ほっと一息
2024.07.25
野菜のルーツ 世界で愛される辛さ――トウガラシ(ナス科)
JA広報通信2010年8月号
植物ライター ●岡田比呂実
世界で最も多量に栽培されているスパイス。韓国のキムチにもインドのカレーにも、イタリアのパスタソースにも欠かせません。和食だって、きんぴらごぼうに1本のトウガラシを入れなかったら味が締まらないし、七味唐辛子がなかったら、冷ややっこもうどんもちょっと味気なくなってしまうでしょう。
トウガラシの原産地は熱帯アメリカ。中央アメリカや南アメリカ各地では、2000年以上前から栽培されていたようです。ヨーロッパへは、1492年にコロンブスによって持ち込まれました。さらに16世紀に入り、インドや東南アジア、中国へと広まっていきました。
日本への渡来も16世紀ごろ。1542年にポルトガル人によってもたらされたとも、1593年、豊臣秀吉の朝鮮出兵の際に持ち帰られたともいわれています。
江戸時代には多くの色や形の品種が存在し、すでに辛味の少ない品種もあったことが『農業全書』(1697年)などに記録されています。
トウガラシの辛さのレベルは品種によって大きな差があり、例えば韓国のキムチ用品種は辛味がマイルドで、さわやかな香りとほのかな甘味が特徴です。
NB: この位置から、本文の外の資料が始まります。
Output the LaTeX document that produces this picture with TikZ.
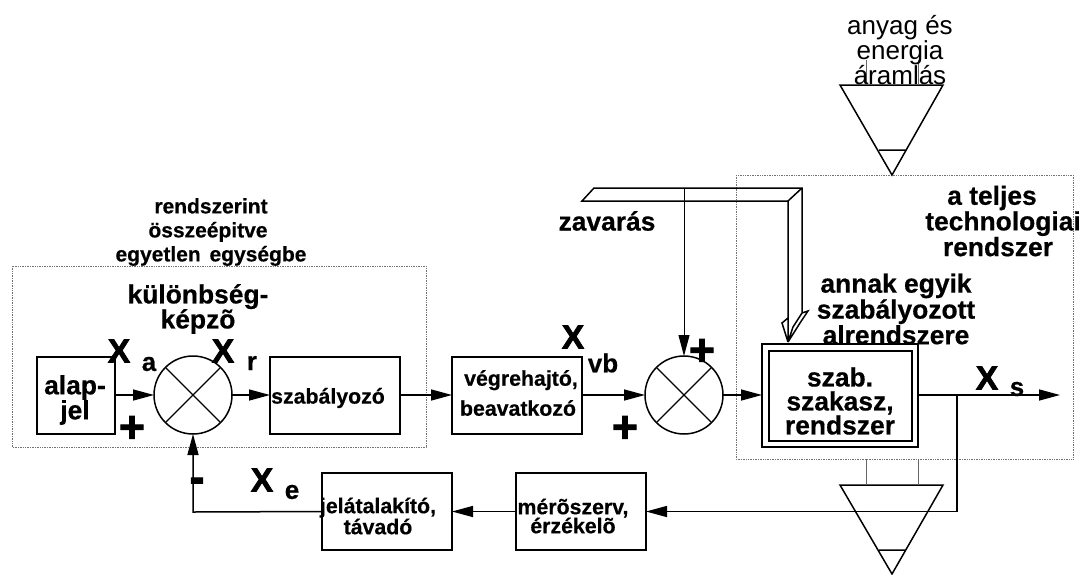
\documentclass[tikz,border=0pt]{standalone}
\usepackage{fontspec}
\setmainfont{Liberation Sans}[BoldFeatures={FakeBold=0.5}]
\newfontfamily\heavyfont{Liberation Sans Bold}[FakeBold=2.5]
\usetikzlibrary{arrows.meta}
\newcommand{\fs}[2]{\fontsize{#1}{#2}\selectfont}
\tikzset{
  every node/.style={inner sep=0pt,outer sep=0pt},
  ln/.style={line width=1.5pt,black,line join=miter},
  flow/.style={ln,-{Triangle[length=21pt,width=11pt]}},
  blockbox/.style={draw,line width=1.5pt,fill=white,minimum height=77pt},
  sumcirc/.style={circle,draw,line width=1.5pt,minimum size=78pt},
  dotbox/.style={draw=black!55,line width=0.7pt,densely dotted},
  thin gray/.style={draw=black!60,line width=0.9pt},
  lab/.style={font=\bfseries\fs{26.4}{24},align=center},
  smalllab/.style={font=\bfseries\fs{21.3}{19},align=center},
  bigx/.style={font=\heavyfont\fs{33}{33}},
  sub/.style={font=\bfseries\fs{26}{26}},
  sign/.style={font=\heavyfont\fs{44}{44}},
}
\begin{document}
\begin{tikzpicture}[x=1pt,y=-1pt]
\useasboundingbox[fill=white] (0,0) rectangle (1087,574);
% dotted frames
\draw[dotbox] (12,266) rectangle (426,447);
\draw[dotbox] (736,175) rectangle (1073,459);
% blocks
\node[blockbox,minimum width=78pt] (alap) at (76,395.5) {};
\node[blockbox,minimum width=130pt] (szabaly) at (335,395.5) {};
\node[blockbox,minimum width=130pt] (vegre) at (517,395.5) {};
\node[blockbox,minimum width=130pt] (jelat) at (387,511.5) {};
\node[blockbox,minimum width=130pt] (mero) at (581,511.5) {};
\node[sumcirc] (s1) at (193,395) {};
\node[sumcirc] (s2) at (684,395) {};
\node[draw,line width=2pt,minimum width=156pt,minimum height=103pt] (plant) at (840,395.5) {};
\node[draw,line width=2pt,minimum width=143pt,minimum height=90pt] (plantin) at (840,395.5) {};
% crosses in the summing junctions
\foreach \c in {s1,s2}{
  \draw[line width=1.3pt] (\c.45) -- (\c.225);
  \draw[line width=1.3pt] (\c.135) -- (\c.315);
}
% connectors
\coordinate (bend1) at (193,512);
\coordinate (tap) at (957,395);
\coordinate (tapd) at (957,511.5);
\coordinate (outend) at (1060,395);
\draw[flow] (alap.east |- s1) -- (s1.west);
\draw[flow] (s1.east) -- (szabaly.west |- s1);
\draw[flow] (szabaly.east |- s1) -- (vegre.west |- s1);
\draw[flow] (vegre.east |- s2) -- (s2.west);
\draw[flow] (s2.east) -- (plant.west |- s2);
\draw[flow] (plant.east |- tap) -- (outend);
\draw[ln] (tap) -- (tapd);
\draw[flow] (tapd) -- (mero.east);
\draw[flow] (mero.west) -- (jelat.east);
\draw[flow] (jelat.west) -- (bend1) -- (s1.south);
% disturbance
\coordinate (zt) at (684,188);
\draw[line width=1pt,-{Triangle[length=21pt,width=11pt]}] (zt) -- (s2.north);
\draw[ln] (788,342) -- (788,201) -- (582,201) -- (594,188) -- (802,188) -- (802,313)
  (788,201) -- (802,188)
  (802,313) -- (808,311) -- (800,323) -- (788,342)
  (802,313) -- (793,327) -- (788,342)
  (788,318) -- (782,323) -- (788,342);
% source and sink triangles
\coordinate (ta) at (840,85); \coordinate (tb) at (943,85); \coordinate (tc) at (892,175);
\draw[ln] (ta) -- (tb) -- (tc) -- cycle (879,150) -- (905,150);
\coordinate (ba) at (840,485); \coordinate (bb) at (943,485); \coordinate (bc) at (892,574);
\draw[ln] (ba) -- (bb) -- (bc) -- cycle (879,550) -- (905,550);
\coordinate (t1) at (866,60); \coordinate (t1b) at (866,85);
\coordinate (t2) at (918,60); \coordinate (t2b) at (918,85);
\draw[thin gray] (t1) -- (t1b) (t2) -- (t2b);
\coordinate (b1) at (866,459); \coordinate (b1b) at (866,485);
\coordinate (b2) at (918,459); \coordinate (b2b) at (918,485);
\draw[thin gray] (b1) -- (b1b) (b2) -- (b2b);
% labels
\node[font=\fs{26}{25},align=center] (tanyag) at (900,50) {anyag és\\energia\\áramlás};
\node[lab] (tteljes) at (1003,221) {\hspace*{-22pt}a teljes\\technologiai\\\hspace*{-10pt}rendszer};
\node[font=\bfseries\fs{21}{24},align=center] (trendsz) at (211,232) {rendszerint\\\hspace*{-6pt}összeépitve\\egyetlen\hspace{3pt} egységbe};
\node[lab,font=\bfseries\fs{26.4}{25}] (tkul) at (198,309) {különbség-\\képzõ};
\node[lab,font=\bfseries\fs{26.4}{25}] (talap) at (75,400) {alap-\\jel};
\node[smalllab] (tsz) at (328,398) {szabályozó};
\node[smalllab,font=\bfseries\fs{21.3}{30}] (tvegre) at (518,393) {\hspace*{6pt}végrehajtó,\\beavatkozó};
\node[smalllab] (tjel) at (378,516) {jelátalakító,\\távadó};
\node[smalllab] (tmero) at (573,516) {mérõszerv,\\érzékelõ};
\node[lab] (tplant) at (840,401) {szab.\\szakasz,\\rendszer};
\node[lab,font=\bfseries\fs{26.4}{24.5}] (tannak) at (896,309) {annak egyik\\szabályozott\\alrendszere};
\node[lab] (tzav) at (607,221) {zavarás};
\node[bigx] (xa) at (119,351) {X};
\node[sub] (xas) at (149,364) {a};
\node[bigx] (xr) at (223,351) {X};
\node[sub] (xrs) at (252,363) {r};
\node[bigx] (xv) at (573,337) {X};
\node[sub] (xvs) at (603,363) {vb};
\node[bigx] (xe) at (262,480) {X};
\node[sub] (xes) at (292,492) {e};
\node[bigx] (xs) at (987,378) {X};
\node[sub] (xss) at (1017,389) {s};
\node[sign] (p1) at (132,429) {+};
\node[sign] (p2) at (625,429) {+};
\node[sign] (p3) at (702,352) {+};
\node[sign] (m1) at (197,485) {-};
\end{tikzpicture}
\end{document}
辛味成分のカプサイシンは、脂肪燃焼効果があるといわれ、ダイエット面からも注目されています。ただ、辛さは唾液(だえき)の分泌を高め、食欲を増進させます。効果については食べ方次第といったところでしょうか。食べ過ぎると胃を荒らすことになるので要注意。種子の近くのワタの部分が最も辛いため、種子ごと取り除くと辛味が少し和らぎます。
なお、1株に赤、白、紫、だいだい、黄色など、さまざまな色の果実が同時につく五色トウガラシなどは、観賞用に栽培されています。